Behind one of the doors Claudia’s voice thundered. I had to smile. A Godzilla-like shadow fell across the frosted glass, and then the door sprang open. Claudia swept out wearing a custom-tailored suit. The skirt was way too short for a fifty-year-old. Her makeup was sloppy, her mouth was scrunched up, and sparks flew from her eyes.

“Do we have a problem?”

“I don’t. But you? You lied to me.” I didn’t care whether her client could hear me or not. “It’s not a private tutorial on getting my high school equivalency. It’s a goddamn support group for cripples with some pathetic wannabe showman in charge.”

“Sounds perfect for you.” She put the palm of her hand on my chest and shoved me away from the partially open door. Behind the door it was awkwardly silent. Even so, Claudia refused to lower her voice. “I am with a client, so it’s not a good time to get hysterical. Take your meds and settle down.”

“I only took that medicine for a week — and only because they said it would help with the pain. And that was a year ago!” I raised my voice a bit more. Didn’t want the client to have to strain to overhear us.

“Oh, right. Well, then, let Marietta make you a coffee and then go home.”

“Why did you lie to me?”

“Why did you lie to me, why did you lie to me! Why do you always say that?”

“Tell me why.”

“Would you have gone otherwise?”

By this point I’d allowed myself to be shuffled into the screened-off waiting area, where there was a coffee table with little sparkling bottles of mineral water and orderly stacks of magazines about outdoor living. I slumped down into one of the chairs next to a box of toy blocks. The chair gave a feeble groan.

“I’m not going to go back, just so you know.”

“Fine. Just rot away at home.”

She yanked painfully on my one undamaged ear and then disappeared again behind the frosted glass. The door clanged noisily shut and vibrated, causing the adjacent doors to vibrate as well. Claudia’s apology echoed in the hallway.

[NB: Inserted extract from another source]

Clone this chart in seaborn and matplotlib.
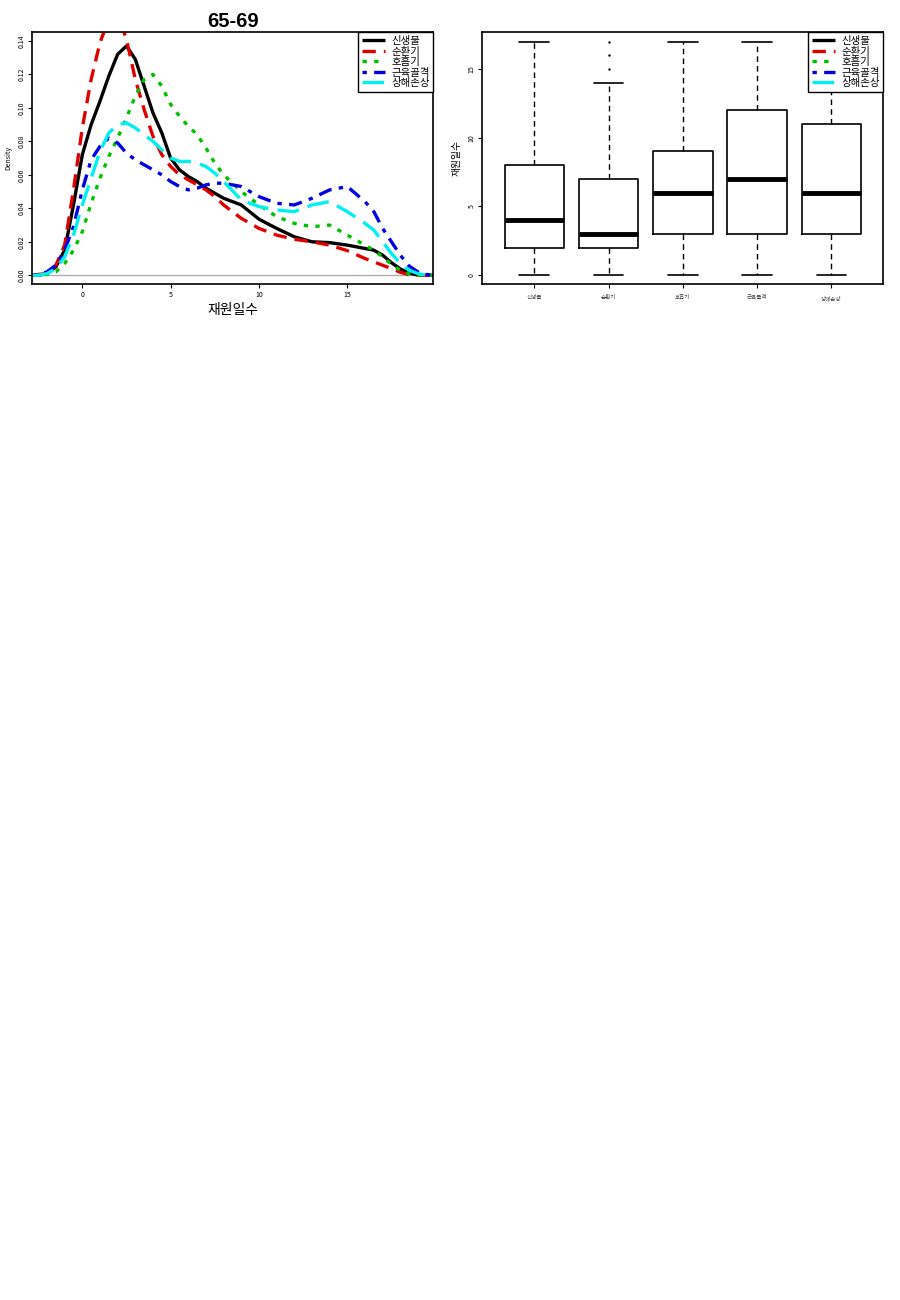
import numpy as np
import pandas as pd
import matplotlib
matplotlib.use("Agg")
import matplotlib.pyplot as plt
import seaborn as sns
from matplotlib.lines import Line2D

# ---------------- data ----------------
title = "65-69"
groups = ["신생물", "순환기", "호흡기", "근육골격", "상해손상"]
xlabel = "재원일수"

x_grid = [-2.8, -2.5, -2, -1.5, -1, -0.5, 0, 0.5, 1, 1.5, 2, 2.5, 3, 3.5, 4, 4.5,
          5, 5.5, 6, 6.5, 7, 7.5, 8, 9, 10, 11, 12, 13, 14, 15, 16, 16.5, 17,
          17.5, 18, 18.5, 19, 19.5, 19.8]

dens_neoplasm = [0.0, 0.0, 0.001, 0.005, 0.015, 0.042, 0.072, 0.090, 0.104, 0.119,
                 0.132, 0.137, 0.129, 0.113, 0.097, 0.085, 0.070, 0.063, 0.059, 0.056,
                 0.052, 0.049, 0.046, 0.042, 0.0335, 0.028, 0.023, 0.020, 0.0195,
                 0.018, 0.016, 0.015, 0.012, 0.0075, 0.0038, 0.0012, 0.0002, 0.0, 0.0]
dens_circulatory = [0.0, 0.0005, 0.001, 0.006, 0.018, 0.051, 0.088, 0.117, 0.139, 0.153,
                    0.156, 0.141, 0.117, 0.099, 0.083, 0.072, 0.065, 0.060, 0.057, 0.054,
                    0.051, 0.047, 0.042, 0.034, 0.028, 0.024, 0.0215, 0.020, 0.018,
                    0.0147, 0.010, 0.008, 0.006, 0.004, 0.0018, 0.0003, 0.0, 0.0, 0.0]
dens_respiratory = [0.0, 0.0, 0.0005, 0.002, 0.007, 0.015, 0.026, 0.043, 0.058, 0.071,
                    0.082, 0.094, 0.107, 0.117, 0.120, 0.113, 0.102, 0.095, 0.089, 0.084,
                    0.076, 0.067, 0.060, 0.050, 0.042, 0.035, 0.031, 0.029, 0.030,
                    0.024, 0.018, 0.015, 0.011, 0.0065, 0.003, 0.0008, 0.0, 0.0, 0.0]
dens_musculo = [0.0, 0.0005, 0.002, 0.006, 0.015, 0.029, 0.051, 0.069, 0.077, 0.082,
                0.079, 0.073, 0.069, 0.066, 0.063, 0.060, 0.056, 0.053, 0.051, 0.052,
                0.054, 0.055, 0.055, 0.053, 0.047, 0.043, 0.042, 0.046, 0.051,
                0.053, 0.044, 0.038, 0.028, 0.020, 0.012, 0.0055, 0.002, 0.0005, 0.0]
dens_injury = [0.0, 0.0, 0.001, 0.004, 0.011, 0.024, 0.042, 0.058, 0.074, 0.085,
               0.090, 0.091, 0.088, 0.084, 0.080, 0.075, 0.070, 0.068, 0.068, 0.067,
               0.065, 0.061, 0.056, 0.045, 0.041, 0.039, 0.038, 0.042, 0.044,
               0.038, 0.031, 0.027, 0.020, 0.013, 0.007, 0.003, 0.001, 0.0, 0.0]

box_whislo = [0, 0, 0, 0, 0]
box_q1 = [2, 2, 3, 3, 3]
box_med = [4, 3, 6, 7, 6]
box_q3 = [8, 7, 9, 12, 11]
box_whishi = [17, 14, 17, 17, 17]
box_fliers = [[], [15, 16, 17], [], [], []]

# ---------------- styles ----------------
colors = ["#000000", "#E00000", "#00C000", "#0000E0", "#00F0F0"]
dash_list = [None, (4, 2.4), (1.3, 2.2), (1.3, 2.2, 4, 2.2), (6.5, 2.8)]
LW = 2.4

sns.set_theme(style="white")
plt.rcParams["font.family"] = ["Noto Sans CJK KR", "DejaVu Sans"]
plt.rcParams["text.color"] = "black"
plt.rcParams["axes.labelcolor"] = "black"

fig = plt.figure(figsize=(9, 13), dpi=100)
ax1 = fig.add_axes([0.0359, 0.7813, 0.4456, 0.1938])
ax2 = fig.add_axes([0.5359, 0.7813, 0.4456, 0.1938])

# ---------------- density panel ----------------
series = [dens_neoplasm, dens_circulatory, dens_respiratory, dens_musculo, dens_injury]
df = pd.concat([pd.DataFrame({"x": x_grid, "density": s, "group": g})
                for g, s in zip(groups, series)], ignore_index=True)

ax1.axhline(0, color="#b0b0b0", lw=1.0, zorder=1)
n_before = len(ax1.get_lines())
sns.lineplot(data=df, x="x", y="density", hue="group",
             hue_order=groups, palette=dict(zip(groups, colors)),
             linewidth=LW, sort=False, estimator=None, legend=False, ax=ax1)
for ln, d in zip(ax1.get_lines()[n_before:], dash_list):
    ln.set_linestyle("-" if d is None else (0, d))
    ln.set_dash_capstyle("butt")
    ln.set_solid_capstyle("round")
    ln.set_solid_joinstyle("round")
    ln.set_dash_joinstyle("round")

ax1.set_xlim(-2.83, 19.87)
ax1.set_ylim(-0.0054, 0.1451)
ax1.set_xticks([0, 5, 10, 15])
ax1.set_yticks(np.arange(0, 0.141, 0.02))
ax1.set_yticklabels([f"{v:.2f}" for v in np.arange(0, 0.141, 0.02)])
ax1.set_xlabel(xlabel, fontsize=10, labelpad=3)
ax1.set_ylabel("Density", fontsize=5, labelpad=4)
ax1.set_title(title, fontsize=14.5, fontweight="bold", family=["Liberation Sans"],
              pad=4, color="black")

handles = [Line2D([0], [0], color=c, lw=LW,
                  linestyle=("-" if d is None else (0, d)),
                  dash_capstyle="butt", solid_capstyle="butt")
           for c, d in zip(colors, dash_list)]

def style_axes(ax):
    for sp in ax.spines.values():
        sp.set_visible(True)
        sp.set_color("black")
        sp.set_linewidth(1.2)
    ax.tick_params(axis="both", which="both", direction="out", length=3, width=0.8,
                   labelsize=5, colors="black", bottom=True, left=True, pad=2)
    ax.tick_params(axis="y", labelrotation=90)
    for lab in ax.get_yticklabels():
        lab.set_va("center")
    leg = ax.legend(handles, groups, loc="upper right", fontsize=7.5, frameon=True,
                    fancybox=False, framealpha=1, edgecolor="black",
                    borderaxespad=0, borderpad=0.35, labelspacing=0.05,
                    handlelength=2.2, handletextpad=0.6)
    leg.get_frame().set_linewidth(1.0)
    leg.set_zorder(10)

style_axes(ax1)

# ---------------- box panel ----------------
stats = [dict(label=g, whislo=lo, q1=a, med=m, q3=b, whishi=hi, fliers=f)
         for g, lo, a, m, b, hi, f in zip(groups, box_whislo, box_q1, box_med,
                                          box_q3, box_whishi, box_fliers)]
ax2.bxp(stats, positions=range(1, len(groups) + 1), widths=0.8, capwidths=0.4,
        showfliers=True,
        boxprops=dict(color="black", linewidth=1.2),
        medianprops=dict(color="black", linewidth=3.5, solid_capstyle="butt"),
        whiskerprops=dict(color="black", linewidth=1.0, linestyle=(0, (4, 3))),
        capprops=dict(color="black", linewidth=1.2),
        flierprops=dict(marker=".", markersize=1.5, markerfacecolor="black",
                        markeredgecolor="black", linestyle="none"))
ax2.set_xlim(0.3, 5.7)
ax2.set_ylim(-0.68, 17.68)
ax2.set_yticks([0, 5, 10, 15])
ax2.set_xticks(range(1, len(groups) + 1))
ax2.set_xticklabels(groups)
ax2.set_ylabel(xlabel, fontsize=7, labelpad=4)
style_axes(ax2)
ax2.tick_params(axis="x", labelsize=4, pad=5, labelcolor="#444444")

fig.savefig("out.png", dpi=100)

With an understanding smile, Marietta offered me a cup of coffee. I sloshed about half of it onto my pants. I still couldn’t smile properly — my lips hurt and the skin strained across my entire cheek as if it had been stitched together too tightly.

*

In the car she held the hand with the cigarette out the window and flicked the ash in the wind. The wind blew it back onto her arm and it clung there looking like dandruff. I was waiting for her to pepper me with questions about the cripple support group. And for her to pretend to be interested in the disabilities of the others and then to say that I should count myself lucky because I could walk, see, and hear, that the world offered so much more opportunity for me. She hadn’t gone through that routine in a long time.

“Claudia,” I said. She looked over at me, surprised at my tone. “If you were a girl, would you run away from me screaming?”

“I am a girl.” She turned the radio off and put a CD into the slot in the dashboard.

“That’s why I asked.”

“You know the old fairy tale.” It must have been one of her yoga CDs. The car filled with a strange kind of groaning sound. Claudia turned down the volume until it was just a quiet hum.

“What fairy tale?”

“Beauty and the Beast.”

I bit down on my lower lip until it tasted salty and still I couldn’t feel a thing. There was a time when Claudia kept saying that I didn’t look bad at all, that I was almost as good looking as before, that I didn’t need to hide myself. That my problem was only in my head. That I had just convinced myself that I was deformed. “Look at yourself in the mirror — you’re not ugly at all,” she’d said time and time again, trying to hold my head still when I turned away from my reflection. “Life is not over because of a few scars, Marek.” She said it so often that I began to think I might actually believe her if she repeated it another ten times. Or fifteen. Or a hundred.